NFS storage account (`--with-nfs-storage`, azure only)

Pass --with-nfs-storage on Azure when a downstream skill on the cluster needs an Azure Files Premium NFS-backed ReadWriteMany StorageClass. The canonical consumer is NIM Operator multi-node inference (its NIMCache + shared-model volumes are RWX-only per https://docs.nvidia.com/nim-operator/latest/multi-node.html); other RWX users (shared data caches, KServe RWX models) need it too.

What osmo provisions: a Premium FileStorage Azure Storage Account (VNet-restricted, output as nfs_storage_account) and the four AKS role assignments file.csi.azure.com needs to dynamically provision NFS file shares against it — Network Contributor on the VNet, on the AKS NSG, and on the database NSG, plus Storage Account Contributor scoped to the NFS SA. Without all four, dynamic PVC provisioning fails with LinkedAuthorizationFailed.

What osmo does NOT provision: the StorageClass manifest, the default-SC swap, or any consumer-specific PVC. Those belong to the consumer skill (per separation of concerns — osmo doesn't own RWX, the consumers do).
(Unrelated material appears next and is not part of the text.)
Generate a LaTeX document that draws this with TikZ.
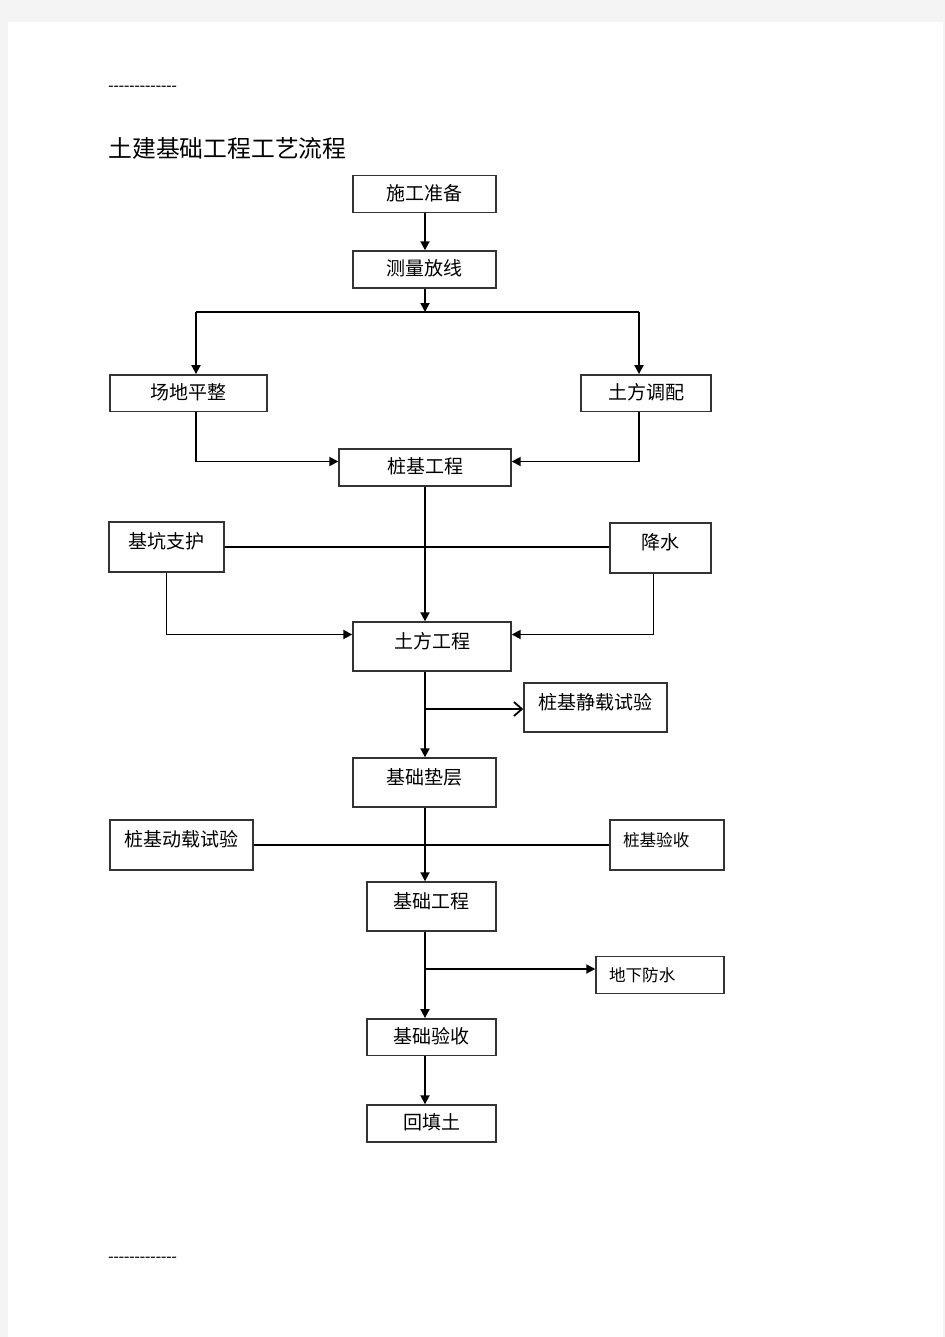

The consumer reads terraform output -raw nfs_storage_account to learn the SA name and uses it to render its own StorageClass against file.csi.azure.com with protocol: nfs.

Cost note: Premium FileStorage SAs bill on provisioned capacity (~$0.16/GiB-month, 100 GiB minimum). Opt in only when a downstream consumer needs RWX.

Without the flag (default): no NFS SA is created. RWX PVCs created later sit Pending forever — the AKS default managed-csi / default classes only support RWO. The error is the consumer's to surface.

Customizing values

Hand-editable static values live in deployments/values/:

service.yaml — base values for the service chart (router + UI bundled)
backend-operator.yaml — base values for the backend-operator chart
gpu-pool.yaml — opt-in fragment, layered when GPU nodes are detected
pod-monitor-on.yaml — opt-in fragment, layered when prometheus-operator CRDs are detected

Per-cluster values (PG/Redis hosts, image registry/tag, NGC pull secret name, namespace) are not in those files — they're injected at install time via --set so users can edit the YAML for things that don't change per-cluster. service.yaml mirrors the docs minimal-deploy reference. See the values README for layering details.

Security note: service.yaml ships with the gateway's OAuth2 Proxy + authz disabled (matching the docs minimal example). The gateway then trusts client-supplied x-osmo-{user,roles,allowed-pools} headers. Do not expose this gateway to untrusted networks. For production deploys, use the standard deployment guide path which keeps OAuth2 + authz enabled.

Common invocations

# Azure with GPU pool + Blob storage
./scripts/deploy-osmo-minimal.sh --provider azure --gpu-node-pool --storage-backend azure-blob

# AWS, CPU only
./scripts/deploy-osmo-minimal.sh --provider aws --no-gpu

# Single-node MicroK8s on a fresh Ubuntu box (with GPU)
./scripts/deploy-osmo-minimal.sh --provider microk8s --gpu --storage-backend minio

# Existing cluster (orion-cluster-azure, etc.) — caller exports DB/Redis env vars first
export POSTGRES_HOST=... REDIS_HOST=...   # (full list above)
./scripts/deploy-osmo-minimal.sh --provider byo --storage-backend azure-blob

# Tear down
./scripts/deploy-osmo-minimal.sh --provider <x> --destroy

Idempotency contract

Every cluster-agnostic install is safe to no-op when its target is already present (CRD checks for KAI, multi-signal detection for GPU Operator, addon/release detection for MinIO). This makes the script safe to layer on top of clusters that already have these components installed (e.g. when an upstream skill provisioned the cluster + KAI + GPU Operator first). Re-runs are also safe — backend-operator tokens are reused if a non-placeholder value already exists in osmo-operator-token.

Troubleshooting

osmo CLI not found: the script will install from GitHub on first run; if it fails, install manually then re-run.
Pod failures: kubectl logs -n osmo-minimal -l app=osmo-service
Smoke test failures: GPU smoke depends on the GPU Operator being healthy + a node labeled nvidia.com/gpu.present=true; kubectl describe node to verify
Stop port-forward watchdogs: pkill -f 'osmo-pf-watchdog:'
Private AKS clusters: use az aks command invoke for kubectl access; the script sets IS_PRIVATE_CLUSTER=true automatically when detected

Reference

Helpers under scripts/: install-kai-scheduler.sh, install-gpu-operator.sh, install-minio.sh, configure-storage.sh (+ storage/{minio,azure-blob,s3,byo}.sh), port-forward.sh, verify.sh, microk8s/install.sh
Workflows under workflows/: verify-hello.yaml, verify-gpu.yaml
Documentation: https://nvidia.github.io/OSMO/main/deployment_guide/